Research summarized by the Kinsey Institute and by the post-2020 cohort of consensual-non-monogamy scholars — Moors, Conley, and Haupert among them — frames CNM as a stable minority relationship orientation rather than a deviation from a norm. That framing matters because it separates the structural question (is this a real relationship structure) from the personal question (is it right for us).

Not a Fix for a Struggling Relationship

This is the most important gate to walk through early. Introducing additional partners tends to amplify whatever dynamic is already present. Couples who enter the lifestyle from trust, steady communication, and aligned curiosity generally report good experiences. Couples who enter hoping that novelty will repair resentment, distance, or unresolved conflict usually find that it does the opposite. This is consistent across the research literature and across what the community itself reports informally.

The same principle applies to one-sided enthusiasm. If one partner is dragging the other, or if "yes" is being negotiated under pressure, the outcome is predictable. Both people need to be able to say no, to pause, and to revisit the conversation without cost. Monogamy remains an equally valid and well-researched relationship structure — the Archives of Sexual Behavior discusses both orientations without hierarchy — and choosing it is not a smaller choice.

The couples who describe the smoothest start usually went slower than they expected. They attended a couple of socials before any play, met people fully clothed first, talked through every small assumption they had left unsaid, and gave each other explicit permission to walk back any decision. The most common regret — shared across long-term and newer couples alike — is moving faster than the conversation could keep up with. The community rarely rewards speed; it rewards the couples who keep showing up, calmly, over time.

— Lifestyle-active couples on Swing.com who have shared their onboarding experiences

Community, Vetting, and the Shape of a Good Entry Point

The community a couple enters shapes the experience as much as the personal decisions do. Verified platforms with active moderation, real profile review, and clear community guidelines filter out most of the bad-faith contact that new couples worry about.
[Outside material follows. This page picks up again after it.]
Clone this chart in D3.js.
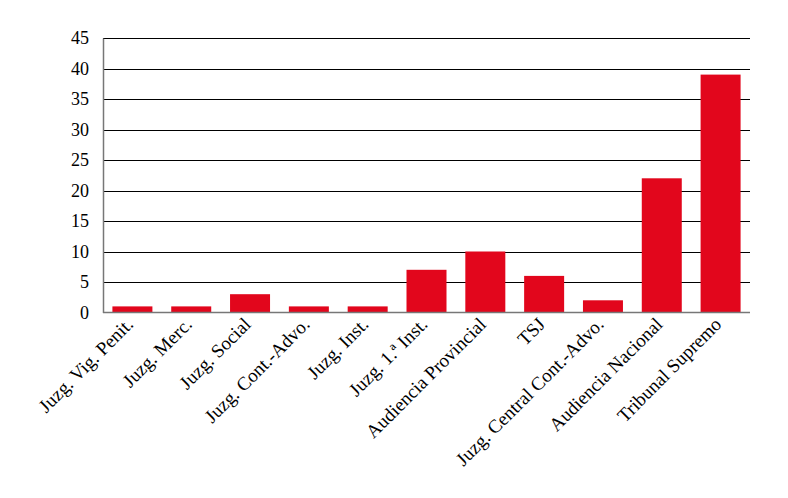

Local meet-and-greet socials held at restaurants, lounges, or hosted lifestyle bars provide a low-stakes way to meet real people before anything sexual is on the table. Established lifestyle resorts and event networks apply their own layer of vetting.

Not every platform is reputable. The space has both well-run, long-standing communities and opportunistic sites that optimize for volume rather than safety. Reputation research — talking to couples who have been in the community for years, reading independent reviews, checking how reports and harassment are handled — pays off quickly. The National Coalition for Sexual Freedom (NCSF) advocates on behalf of consenting-adult communities and is a useful reference point when questions about community standards come up.

Pace, Consent, and the Long View

Couples who stay in the lifestyle tend to talk about it as a long conversation rather than a destination. Desires shift. Comfort with specific configurations grows or narrows over time. What a couple agrees to in their first year may look different from what they negotiate in their fifth. The through-line is consent that gets renewed, not assumed, and a willingness to pause when anything starts feeling rushed.

Exploring swinging relationships responsibly is less about a single decision and more about the habit of returning to the conversation with honesty. The couples who do that consistently — regardless of how often they play, how far they go, or what configurations they prefer — are generally the ones who describe the experience as adding to their partnership rather than complicating it. And for the couples who decide, after all the conversations, that monogamy is the fit: that is equally a considered choice, and equally valid.